This post isn’t about diagnoses. I’ve been thinking a lot recently about what is underneath all my behaviours. Why did I develop mental health issues?
I believe that I struggle to form boundaries with people in my life. If I become attached, then I want people’s care and conversation as much as possible, but I never know where the line is. I put myself last in order to do things for other people, as I struggle to say no to people.
I am also not terribly affected by social trends. While that means I have my own opinions about life, it does mean I have no problem ignoring social occasions if I don’t feel like it. Isolating becomes easy if you don’t feel the need to be “cool” or do something because “everyone else is”.
I also hate negative emotions. They are overwhelming and disabling for me. I can’t articulate my feelings at the times when it would be most beneficial, so everything is stuck in my mind.
I am a perfectionist. I set high standards for myself and never feel satisfied. I am very good at comparing myself against others- always coming out worse off, but very bad at praising my own work.
And finally: I am exceptional at only thinking in extremes. I have never really experienced the middle ground. I don’t remember life before my struggle, so all that’s left is my beliefs about success and failure. There’s no grey between the two….

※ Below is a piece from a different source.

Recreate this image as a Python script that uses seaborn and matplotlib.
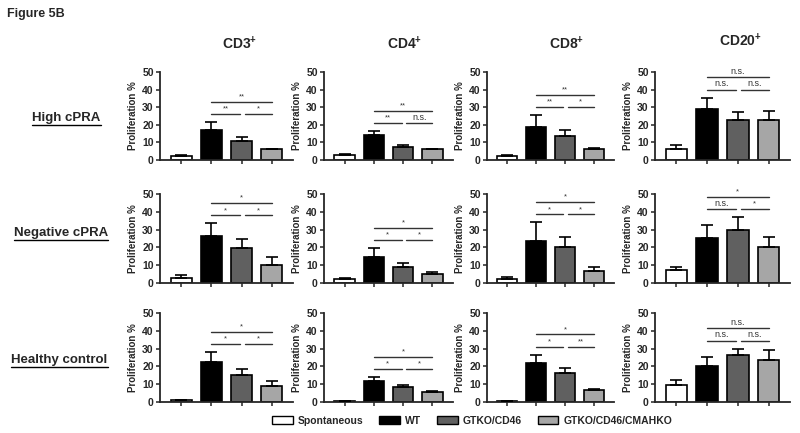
import numpy as np
import pandas as pd
import seaborn as sns
import matplotlib.pyplot as plt
from matplotlib.patches import Patch
from matplotlib.lines import Line2D

groups = ["Spontaneous", "WT", "GTKO/CD46", "GTKO/CD46/CMAHKO"]
bar_colors = ["white", "black", "#606060", "#a6a6a6"]
cell_types = ["CD3", "CD4", "CD8", "CD20"]
cohorts = ["High cPRA", "Negative cPRA", "Healthy control"]

# mean proliferation % per cell type (CD3, CD4, CD8, CD20), one value per group
high_mean = [[2.5, 17, 11, 6], [3, 14, 7.5, 6], [2.5, 19, 13.5, 6.5], [6, 29, 22.5, 23]]
high_err = [[0.5, 4.5, 2, 0.5], [0.5, 2.5, 1, 0.5], [0.5, 6.5, 3.5, 0.5], [2.5, 6.5, 4.5, 5]]
high_sig = [["**", "**", "*"], ["**", "**", "n.s."], ["**", "**", "*"], ["n.s.", "n.s.", "n.s."]]

neg_mean = [[3, 26.5, 19.5, 10], [2, 14.5, 9, 5], [2.5, 23.5, 20, 7], [7.5, 25.5, 29.5, 20]]
neg_err = [[1.5, 7, 5.5, 4.5], [0.7, 5, 2.5, 1], [0.7, 10.5, 6, 2], [1.5, 7, 7.5, 6]]
neg_sig = [["*", "*", "*"], ["*", "*", "*"], ["*", "*", "*"], ["*", "n.s.", "*"]]

hc_mean = [[1, 22.5, 15, 9], [0.5, 12, 8.5, 5.5], [0.5, 22, 16.5, 6.5], [9.5, 20, 26.5, 23.5]]
hc_err = [[0.2, 5.5, 3.5, 3], [0.2, 2, 1.2, 0.5], [0.2, 4.5, 2.5, 1], [3, 5.5, 3.5, 5.5]]
hc_sig = [["*", "*", "*"], ["*", "*", "*"], ["*", "*", "**"], ["n.s.", "n.s.", "n.s."]]
# sig order: WT vs CMAHKO (top), WT vs GTKO/CD46, GTKO/CD46 vs CMAHKO

sns.set_theme(style="ticks")
plt.rcParams["font.family"] = ["Liberation Sans", "DejaVu Sans"]
plt.rcParams["mathtext.fontset"] = "custom"
plt.rcParams["mathtext.rm"] = "Liberation Sans"
plt.rcParams["mathtext.bf"] = "Liberation Sans:bold"

W, H = 800, 433
fig = plt.figure(figsize=(8, 4.33), dpi=100)
fig.patch.set_facecolor("white")

col_px = [(160, 293), (324, 453), (487, 614), (655, 790)]
row_px = [(72, 160), (194, 283), (313, 402)]

palette = dict(zip(groups, bar_colors))
all_rows = [(high_mean, high_err, high_sig), (neg_mean, neg_err, neg_sig), (hc_mean, hc_err, hc_sig)]

for r, (means, errs, sigs) in enumerate(all_rows):
    y0, y1 = row_px[r]
    for c in range(4):
        x0, x1 = col_px[c]
        ax = fig.add_axes([x0 / W, 1 - y1 / H, (x1 - x0) / W, (y1 - y0) / H])
        df = pd.DataFrame({"group": groups, "value": means[c]})
        sns.barplot(data=df, x="group", y="value", hue="group", order=groups, hue_order=groups,
                    palette=palette, saturation=1, edgecolor="black", linewidth=1.2,
                    width=0.7, legend=False, errorbar=None, ax=ax)
        ax.errorbar(np.arange(4), means[c], yerr=[np.zeros(4), errs[c]], fmt="none",
                    ecolor="black", elinewidth=1.2, capsize=4, capthick=1.2,
                    clip_on=False, zorder=3)
        ax.set_xlim(-0.7, 3.7)
        ax.set_ylim(0, 50)
        ax.set_yticks([0, 10, 20, 30, 40, 50])
        ax.set_xticks(range(4))
        ax.set_xticklabels([])
        ax.set_xlabel("")
        ax.set_ylabel("Proliferation %", fontsize=7, fontweight="bold", labelpad=3)
        ax.tick_params(axis="both", length=3, width=1.1, pad=1.5, labelsize=7.5)
        for lab in ax.get_yticklabels():
            lab.set_fontweight("bold")
        sns.despine(ax=ax)
        for s in ["left", "bottom"]:
            ax.spines[s].set_linewidth(1.3)
        ax.patch.set_alpha(0)

        # significance brackets
        tops = np.array(means[c]) + np.array(errs[c])
        lower = tops.max() + 4.5
        upper = lower + 7
        lc = "#333333"
        for xs, yv in [([1, 1.95], lower), ([2.1, 3], lower), ([1, 3], upper)]:
            ax.plot(xs, [yv, yv], color=lc, lw=1.0, clip_on=False)
        for xm, yv, s in [(2, upper, sigs[c][0]), (1.475, lower, sigs[c][1]), (2.55, lower, sigs[c][2])]:
            fs = 6.5 if s == "n.s." else 5.5
            ax.text(xm, yv + 0.8, s, ha="center", va="bottom", fontsize=fs, color=lc, clip_on=False)

# column titles
title_pos = [(240, 44), (405, 44), (567, 44), (740, 41)]
for name, (tx, ty) in zip(cell_types, title_pos):
    fig.text(tx / W, 1 - ty / H, name + r"$^{\mathbf{+}}$", ha="center", va="center",
             fontsize=10, fontweight="bold")

# row labels (underlined)
row_lab_pos = [(66.5, 118), (61, 233), (59.5, 360)]
renderer = fig.canvas.get_renderer()
for name, (tx, ty) in zip(cohorts, row_lab_pos):
    t = fig.text(tx / W, 1 - ty / H, name, ha="center", va="center", fontsize=9.5, fontweight="bold")
    bb = t.get_window_extent(renderer).transformed(fig.transFigure.inverted())
    fig.add_artist(Line2D([bb.x0, bb.x1], [bb.y0 - 0.002, bb.y0 - 0.002], color="black",
                          lw=1.0, transform=fig.transFigure))

fig.text(7 / W, 1 - 14 / H, "Figure 5B", ha="left", va="center", fontsize=9, fontweight="bold")

handles = [Patch(facecolor=col, edgecolor="black", linewidth=1.0) for col in bar_colors]
fig.legend(handles, groups, loc="center", bbox_to_anchor=(472 / W, 1 - 421 / H), ncol=4,
           frameon=False, prop={"weight": "bold", "size": 7.5}, handlelength=2.0,
           handleheight=0.8, handletextpad=0.5, columnspacing=1.5)

fig.savefig("out.png", dpi=100)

Nobody is probably going to read this, but I’ve thought about having a day each week to devote a post to positive content. I want to spread useful info, and be able to use my blog to express things I’ve personally learned along my journey.
Anxiety sucks. It really makes you feel useless. You can’t escape, you can’t control it, you feel something that most people don’t feel anything about.
Whatever your anxiety focuses on, I’ve learned that it builds up quietly. Recognise yourself overthinking, perhaps feel a bit flustered, or whatever the signs are for you.
When anxiety strikes I do one of these:
1. Breathe in for 3, out for 4 (or anything with a longer exhale than inhale)
2. Write down every anxious thought and throw the paper away
3. Think of a calm place. Imagine the details. Describe the colours of things in your mind. Count how many trees (insert your own) there are.
Anxiety is adrenaline; it feels so intense, but the reality is calm. Know that anxiety physiologically WILL pass. The body naturally lowers anxiety levels.
I just wanted to say how grateful I am for this website. To think that even one person reads my posts makes me feel less alone with my struggles.
I also hope that my blog allows other people like me to realise that other people are just like you, and that recovery is achievable.
I feel a connection to people I’ve never met, and a strong desire to support anyone who takes the time to read my posts. I love getting comments, and I hope that people find comfort in writing and reading blogs.. I know I do!
I struggle so much to identify and articulate my feelings aloud, so this is of massive importance to me.
Thank you for following me 🙂
I know being on a diet can make you obsess over food, or develop lethargy from under eating, but the person in my life who diets think that they understand everything about eating disorders.
Knowing about calories doesn’t mean you know how it feels to eat when you have an eating disorder.
Your taste buds are soaring as the piece of food hits your tongue. Everything tastes different after restriction in my eating disorder. My body craves food in a way that makes it feel like a drug.
But the moment of flavour and enjoyment passes. It’s like you can feel the weight and fat crawling all over you. It’s too much. You can’t think about anything but making it all ok. You have to do something. Thoughts race.
Purge. Exercise. Restrict more. Anything. Now.
It’s the adrenaline that fear brings which makes you almost lose touch with reality. Soon, everyday is about this avoidance of food, the moment of eating and then immediate regret.
That’s not like a diet.
We all have those memories of specific things people said in the past. For me, the easiest ones to access are all the bad ones. In under ten seconds I could easily rattle off a list of condemning, spiteful things I’ve been told by others. To turn it around, tonight I am posting all those painful ones alongside some of my best memories.
1. You are selfish
2. You are greedy
3. You are fat
4. She did better than you
5. You’ve messed up
6. If you don’t want to get fat then why don’t you stop eating?!
7. You are fucking thin. I can’t watch this anymore
1. You blew me away
2. You are hilarious
3. You’re so clever
4. I’m proud of you tonight
5. I can’t wait to see you
6. I love you
7. I love teaching you
8. I don’t know what I would do without you
In Kati Morton’s video on Friday, the journal topic was to think about what you’d tell a stranger about life. So, here’s my letter:
I hear you’re new and looking for some advice. I want to tell you to treasure every second of time you spend with the people you love. You never know when people will no longer be in your life. Make the effort to maintain friendships; these are the people who will make you laugh no matter how low you feel.
I want you to know that life isn’t always easy, but appreciating the good times will make the hard parts seem less difficult.
Don’t waste your time living in the past (although reminiscing about happy memories is allowed!). Take each moment as it comes, and try not to set expectations of your future.
Work hard, have confidence, treat yourself with kindness.
Strive not to be perfect, but to be caring and happy.
Your body does not define you. Your thoughts do not define you. Be individual, and most of all, make your wellbeing and happiness a priority.